The entries below are to be transcribed in full, without their images.

-- START Dataset --

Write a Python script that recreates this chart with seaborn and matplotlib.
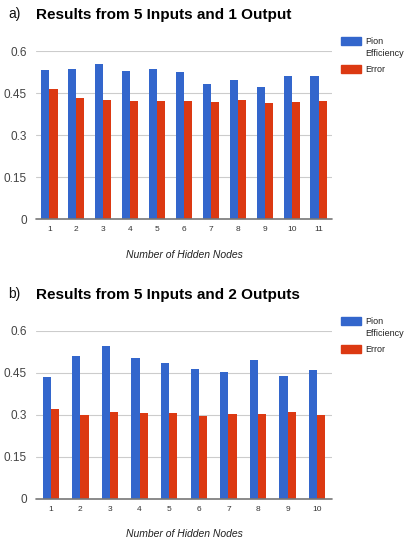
import numpy as np
import pandas as pd
import matplotlib
matplotlib.use("Agg")
import matplotlib.pyplot as plt
import seaborn as sns
from matplotlib.patches import Rectangle

# Dados
nodes_a = [1, 2, 3, 4, 5, 6, 7, 8, 9, 10, 11]
pion_a = [0.532, 0.538, 0.556, 0.530, 0.536, 0.527, 0.483, 0.499, 0.473, 0.512, 0.512]
error_a = [0.464, 0.432, 0.427, 0.421, 0.424, 0.424, 0.418, 0.427, 0.415, 0.418, 0.421]

nodes_b = [1, 2, 3, 4, 5, 6, 7, 8, 9, 10]
pion_b = [0.436, 0.508, 0.547, 0.502, 0.486, 0.463, 0.453, 0.496, 0.439, 0.460]
error_b = [0.322, 0.300, 0.309, 0.305, 0.305, 0.297, 0.302, 0.302, 0.309, 0.299]

series_names = ["Pion\nEfficiency", "Error"]
yticks = [0, 0.15, 0.3, 0.45, 0.6]
ytick_labels = ["0", "0.15", "0.3", "0.45", "0.6"]

BLUE = "#3366CC"
RED = "#DC3912"

sns.set_style("white")
plt.rcParams["font.family"] = ["Liberation Sans", "DejaVu Sans"]

W, H = 405, 543
fig = plt.figure(figsize=(W / 100, H / 100), dpi=100)


def long_df(nodes, pion, error):
    return pd.DataFrame({
        "node": [str(n) for n in nodes] * 2,
        "series": [series_names[0]] * len(nodes) + [series_names[1]] * len(nodes),
        "value": list(pion) + list(error),
    })


def draw_panel(rect, nodes, pion, error, width, letter, title, legend_top):
    ax = fig.add_axes(rect)
    df = long_df(nodes, pion, error)
    sns.barplot(data=df, x="node", y="value", hue="series", ax=ax,
                palette=[BLUE, RED], width=width, linewidth=0,
                saturation=1, legend=False, zorder=3)
    ax.set_ylim(0, 0.6)
    ax.set_yticks(yticks)
    ax.set_yticklabels(ytick_labels)
    ax.grid(axis="y", color="#cccccc", linewidth=0.8, zorder=0)
    ax.grid(axis="x", visible=False)
    for s in ax.spines.values():
        s.set_visible(False)
    ax.axhline(0, color="#777777", linewidth=1.2, zorder=4, clip_on=False)
    ax.tick_params(axis="y", length=0, pad=6.5, labelsize=8.5, labelcolor="#444444")
    ax.tick_params(axis="x", length=0, pad=5, labelsize=6, labelcolor="#333333")
    ax.set_xlabel("Number of Hidden Nodes", fontsize=7.5, style="italic",
                  color="#222222", labelpad=12)
    ax.set_ylabel("")

    # títulos
    ty = 1 - legend_top[0] / H
    fig.text(8 / W, ty, letter, fontsize=10, va="center", ha="left", color="#111111")
    fig.text(36 / W, ty - 1 / H, title, fontsize=11, fontweight="bold",
             va="center", ha="left", color="#000000")

    # legenda
    y0 = legend_top[1]
    for i, (name, col) in enumerate(zip(series_names, [BLUE, RED])):
        top = y0 + i * 28
        fig.patches.append(Rectangle((341 / W, 1 - (top + 8) / H), 20 / W, 8 / H,
                                     transform=fig.transFigure, color=col))
        for j, line in enumerate(name.split("\n")):
            fig.text(365 / W, 1 - (top + 4 + j * 12.5) / H, line, fontsize=6.5,
                     va="center", ha="left", color="#222222")
    return ax


axl, axw = 36 / W, 296 / W
axh = 168 / H
draw_panel([axl, 1 - 219.3 / H, axw, axh], nodes_a, pion_a, error_a, 0.6,
           "a)", "Results from 5 Inputs and 1 Output", (14, 37))
draw_panel([axl, 1 - 498.7 / H, axw, axh], nodes_b, pion_b, error_b, 0.55,
           "b)", "Results from 5 Inputs and 2 Outputs", (294, 317))

fig.savefig("out.png", dpi=100)
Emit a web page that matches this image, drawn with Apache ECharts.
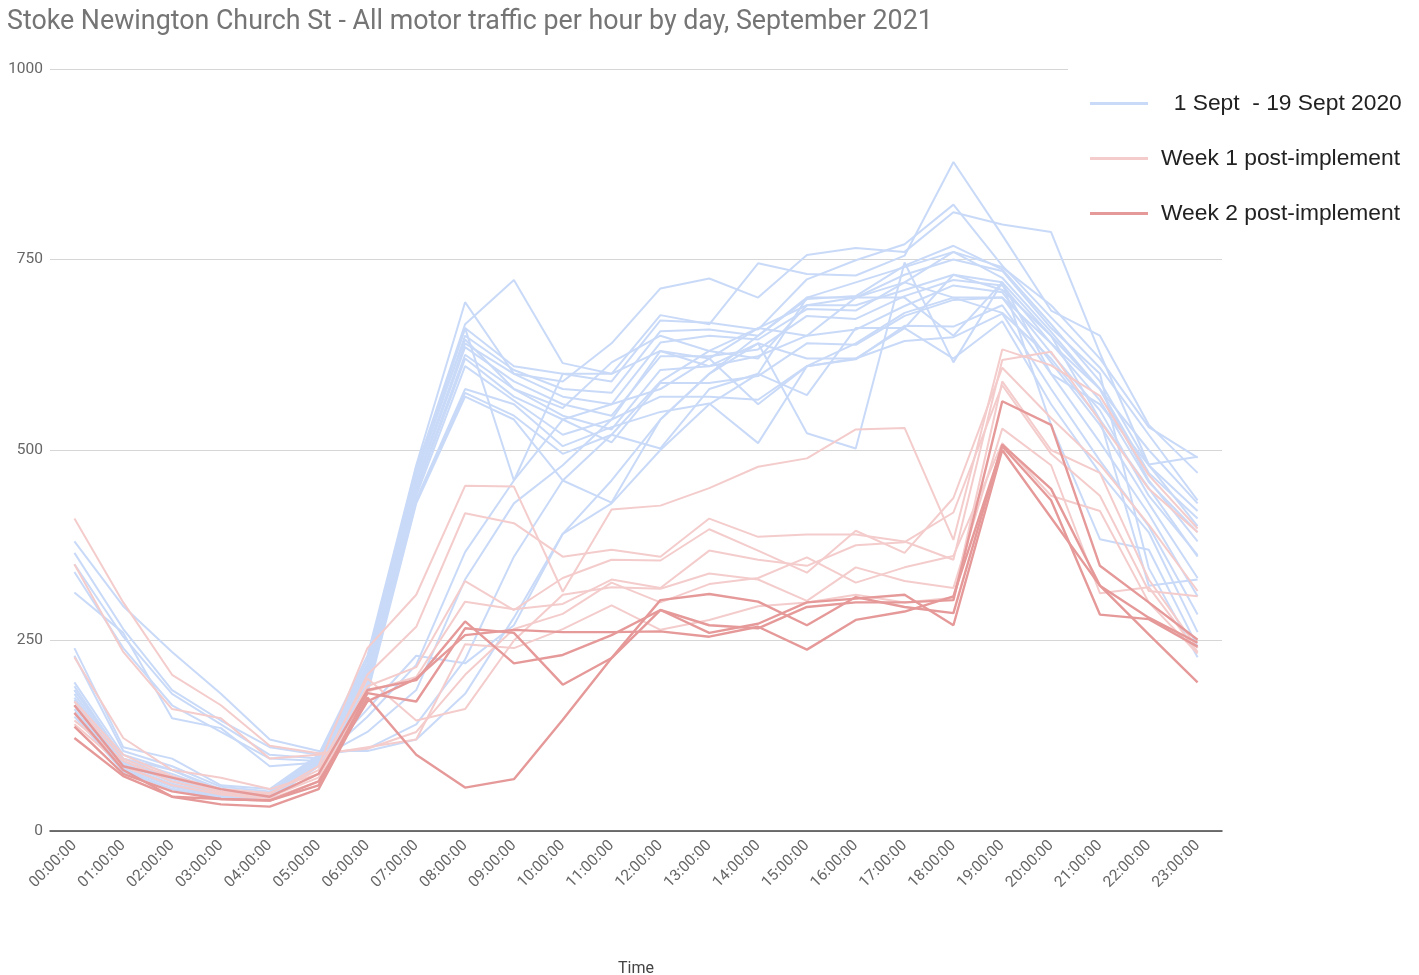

-- END Dataset --

- Answer:
Write a Python script that recreates this chart with seaborn and matplotlib.
import numpy as np
import pandas as pd
import matplotlib
matplotlib.use("Agg")
import matplotlib.pyplot as plt
import seaborn as sns
from matplotlib.patches import Rectangle

# Dados
nodes_a = [1, 2, 3, 4, 5, 6, 7, 8, 9, 10, 11]
pion_a = [0.532, 0.538, 0.556, 0.530, 0.536, 0.527, 0.483, 0.499, 0.473, 0.512, 0.512]
error_a = [0.464, 0.432, 0.427, 0.421, 0.424, 0.424, 0.418, 0.427, 0.415, 0.418, 0.421]

nodes_b = [1, 2, 3, 4, 5, 6, 7, 8, 9, 10]
pion_b = [0.436, 0.508, 0.547, 0.502, 0.486, 0.463, 0.453, 0.496, 0.439, 0.460]
error_b = [0.322, 0.300, 0.309, 0.305, 0.305, 0.297, 0.302, 0.302, 0.309, 0.299]

series_names = ["Pion\nEfficiency", "Error"]
yticks = [0, 0.15, 0.3, 0.45, 0.6]
ytick_labels = ["0", "0.15", "0.3", "0.45", "0.6"]

BLUE = "#3366CC"
RED = "#DC3912"

sns.set_style("white")
plt.rcParams["font.family"] = ["Liberation Sans", "DejaVu Sans"]

W, H = 405, 543
fig = plt.figure(figsize=(W / 100, H / 100), dpi=100)


def long_df(nodes, pion, error):
    return pd.DataFrame({
        "node": [str(n) for n in nodes] * 2,
        "series": [series_names[0]] * len(nodes) + [series_names[1]] * len(nodes),
        "value": list(pion) + list(error),
    })


def draw_panel(rect, nodes, pion, error, width, letter, title, legend_top):
    ax = fig.add_axes(rect)
    df = long_df(nodes, pion, error)
    sns.barplot(data=df, x="node", y="value", hue="series", ax=ax,
                palette=[BLUE, RED], width=width, linewidth=0,
                saturation=1, legend=False, zorder=3)
    ax.set_ylim(0, 0.6)
    ax.set_yticks(yticks)
    ax.set_yticklabels(ytick_labels)
    ax.grid(axis="y", color="#cccccc", linewidth=0.8, zorder=0)
    ax.grid(axis="x", visible=False)
    for s in ax.spines.values():
        s.set_visible(False)
    ax.axhline(0, color="#777777", linewidth=1.2, zorder=4, clip_on=False)
    ax.tick_params(axis="y", length=0, pad=6.5, labelsize=8.5, labelcolor="#444444")
    ax.tick_params(axis="x", length=0, pad=5, labelsize=6, labelcolor="#333333")
    ax.set_xlabel("Number of Hidden Nodes", fontsize=7.5, style="italic",
                  color="#222222", labelpad=12)
    ax.set_ylabel("")

    # títulos
    ty = 1 - legend_top[0] / H
    fig.text(8 / W, ty, letter, fontsize=10, va="center", ha="left", color="#111111")
    fig.text(36 / W, ty - 1 / H, title, fontsize=11, fontweight="bold",
             va="center", ha="left", color="#000000")

    # legenda
    y0 = legend_top[1]
    for i, (name, col) in enumerate(zip(series_names, [BLUE, RED])):
        top = y0 + i * 28
        fig.patches.append(Rectangle((341 / W, 1 - (top + 8) / H), 20 / W, 8 / H,
                                     transform=fig.transFigure, color=col))
        for j, line in enumerate(name.split("\n")):
            fig.text(365 / W, 1 - (top + 4 + j * 12.5) / H, line, fontsize=6.5,
                     va="center", ha="left", color="#222222")
    return ax


axl, axw = 36 / W, 296 / W
axh = 168 / H
draw_panel([axl, 1 - 219.3 / H, axw, axh], nodes_a, pion_a, error_a, 0.6,
           "a)", "Results from 5 Inputs and 1 Output", (14, 37))
draw_panel([axl, 1 - 498.7 / H, axw, axh], nodes_b, pion_b, error_b, 0.55,
           "b)", "Results from 5 Inputs and 2 Outputs", (294, 317))

fig.savefig("out.png", dpi=100)
Emit a web page that matches this image, drawn with Apache ECharts.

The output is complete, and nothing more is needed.